Let’s say you have a member in your LLC who creates nothing but problems. You wish that member would just leave. If your operating agreement does not have any specific provisions dealing with the expulsion of a member or buyout of a member, or if you do not have an operating agreement in the first place, what can you do? There is a totally legal way to get rid of a minority LLC member, it is called a cash-out merger or freeze-out merger.
First, What Not to Do
Many ill-advised majority members resort to shady tactics, such as just changing the locks to the business and every password needed to participate in management. Or they pass a resolution that just announces “Member, you are now expelled, please leave the premises”. All such maneuvers are likely against the law and result in litigation. New York does not allow you to expel a member unless the operating agreement says so. You can always negotiate with the annoying member, but if he or she does not want to agree, what do you do? It is called a cash-out or freeze-out merger. Here is how that goes:
What you can do: Cash-Out Merger
A freeze-out merger is a procedure that allows you to expel a member by buying him or her out for the fair value of their membership interest in the LLC.
First, one would form a new LLC. Then the existing LLC, the one with the problem member, would be merged into the new LLC by the written consent of the majority members. The merger, to be effective under the law, must have an agreement of merger, which will set forth that the majority members will receive all equity in the new LLC and the problem minority member will receive only cash in the amount of the fair value of his prior interest, but no membership interest in the new LLC.
Within ten days after the merger becomes effective, inform the problem member of the merger and offer the fair value of the member’s interest in the LLC. If the former member does not accept the offer, the only remedy is Section 623 business corporation law., a court procedure that challenges the determination of the fair value of the membership interest. The ousted member cannot claim that the merger was arbitrary, because done solely to get rid of the member and for no other valid business purpose. The proceeding can be started by the LLC or the ousted member. If both the LLC and the ousted member do nothing, the ousted member forfeits any rights.
Don’t do this without Legal Advice – You may end up being responsible for Legal Fees
To orchestrate a cash-out merger and observe all necessary procedural steps and notices is quite involved and I would not recommend doing this without legal advice. There is the possibility that the LLC will be made liable for the legal fees of the dissenting member in the appraisal court proceeding if the court determines that the cash-out offer you made was ridiculously low compared to the real fair value of the membership interest, if you failed to make such offer in the first place, if you didn’t start the appraisal proceeding after the offer was rejected or if you didn’t act in good faith in general.
How can a Minority Member prevent this from happening?

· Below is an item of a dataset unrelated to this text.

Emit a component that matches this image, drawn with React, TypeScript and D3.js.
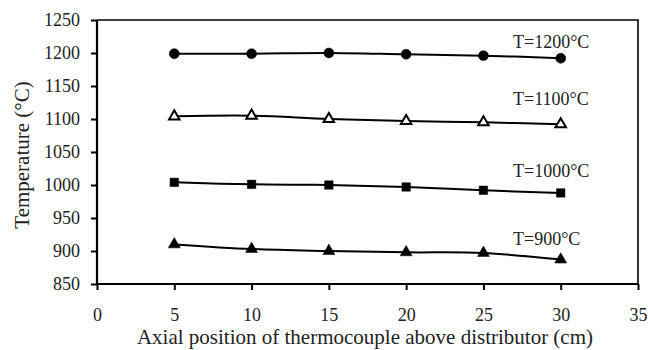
import * as d3 from "d3";
import {useEffect, useRef} from "react";

const positions = [5, 10, 15, 20, 25, 30];
const t1200 = [1199, 1199, 1200, 1198, 1196, 1192];
const t1100 = [1104, 1105, 1100, 1097, 1095, 1092];
const t1000 = [1004, 1001, 1000, 997, 992, 988];
const t900 = [910, 903, 900, 898, 897, 887];
const seriesLabels = ["T=1200°C", "T=1100°C", "T=1000°C", "T=900°C"];
const labelTemps = [1208, 1121, 1012, 909]; // where each label sits, in °C
const xTicks = [0, 5, 10, 15, 20, 25, 30, 35];
const yTicks = [850, 900, 950, 1000, 1050, 1100, 1150, 1200, 1250];

const App = () => {
	const svgRef = useRef(null);

	useEffect(() => {
		const width = 648;
		const height = 350;
		const m = {left: 97, right: 10, top: 20, bottom: 66};
		const font = "'Liberation Serif', 'Times New Roman', serif";

		const svg = d3.select(svgRef.current);
		svg.selectAll("*").remove();

		const x = d3.scaleLinear().domain([0, 35]).range([m.left, width - m.right]);
		const y = d3.scaleLinear().domain([850, 1250]).range([height - m.bottom, m.top]);

		// frame (top and right)
		svg.append("path")
			.attr("d", `M${x(0)},${y(1250)}H${x(35)}V${y(850)}`)
			.attr("fill", "none")
			.attr("stroke", "#000")
			.attr("stroke-width", 1.6);

		const xAxis = svg.append("g")
			.attr("transform", `translate(0,${y(850)})`)
			.call(d3.axisBottom(x).tickValues(xTicks).tickSize(6).tickPadding(18).tickFormat(d3.format("d")));
		const yAxis = svg.append("g")
			.attr("transform", `translate(${x(0)},0)`)
			.call(d3.axisLeft(y).tickValues(yTicks).tickSize(6).tickPadding(11).tickFormat(d3.format("d")));

		[xAxis, yAxis].forEach((g) => {
			g.select(".domain").attr("stroke-width", 2.2);
			g.selectAll(".tick line").attr("stroke-width", 2);
			g.selectAll("text")
				.attr("font-family", font)
				.attr("font-size", 18)
				.attr("fill", "#222");
		});
		xAxis.select(".domain").attr("d", `M${x(0)},0H${x(35)}`);
		yAxis.select(".domain").attr("d", `M0,${y(850)}V${y(1250)}`);

		svg.append("text")
			.attr("x", 365)
			.attr("y", 344)
			.attr("text-anchor", "middle")
			.attr("font-family", font)
			.attr("font-size", 21)
			.attr("fill", "#222")
			.text("Axial position of thermocouple above distributor (cm)");

		svg.append("text")
			.attr("transform", `translate(29,${(y(850) + y(1250)) / 2 + 3}) rotate(-90)`)
			.attr("text-anchor", "middle")
			.attr("font-family", font)
			.attr("font-size", 21)
			.attr("fill", "#222")
			.text("Temperature (°C)");

		const allSeries = [t1200, t1100, t1000, t900];
		const markers = ["circle", "openTri", "square", "tri"];

		const line = d3.line()
			.x((d) => x(d[0]))
			.y((d) => y(d[1]))
			.curve(d3.curveCatmullRom);

		allSeries.forEach((vals, i) => {
			const pts = positions.map((p, j) => [p, vals[j]]);
			svg.append("path")
				.datum(pts)
				.attr("d", line)
				.attr("fill", "none")
				.attr("stroke", "#000")
				.attr("stroke-width", 2);

			const kind = markers[i];
			const sym =
				kind === "circle" ? d3.symbolCircle :
				kind === "square" ? d3.symbolSquare : d3.symbolTriangle;
			const size = kind === "circle" ? 78 : kind === "square" ? 72 : kind === "openTri" ? 48 : 62;
			svg.append("g")
				.selectAll("path")
				.data(pts)
				.join("path")
				.attr("transform", (d) => `translate(${x(d[0])},${y(d[1])})`)
				.attr("d", d3.symbol().type(sym).size(size))
				.attr("fill", kind === "openTri" ? "#fff" : "#000")
				.attr("stroke", "#000")
				.attr("stroke-width", kind === "openTri" ? 2 : 0.5);

			svg.append("text")
				.attr("x", 513)
				.attr("y", y(labelTemps[i]))
				.attr("font-family", font)
				.attr("font-size", 18)
				.attr("fill", "#222")
				.text(seriesLabels[i]);
		});
	}, []);

	return (
		<svg
			ref={svgRef}
			width={648}
			height={350}
			style={{position: "absolute", left: 0, top: 0, background: "#fff"}}
		></svg>
	);
};

export default App;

Future Minority Member, If you’re reading this you may be wondering if there is any way to prevent this from happening in the first place. Yes, there is. Before you invest your time and/or money in a limited liability company, insist on an operating agreement that provides that all mergers require your consent. If that cannot be negotiated, insist on clear rules for evaluating the value of your membership interest in the case of a forced buyout, which is essentially what a cash-out merger is.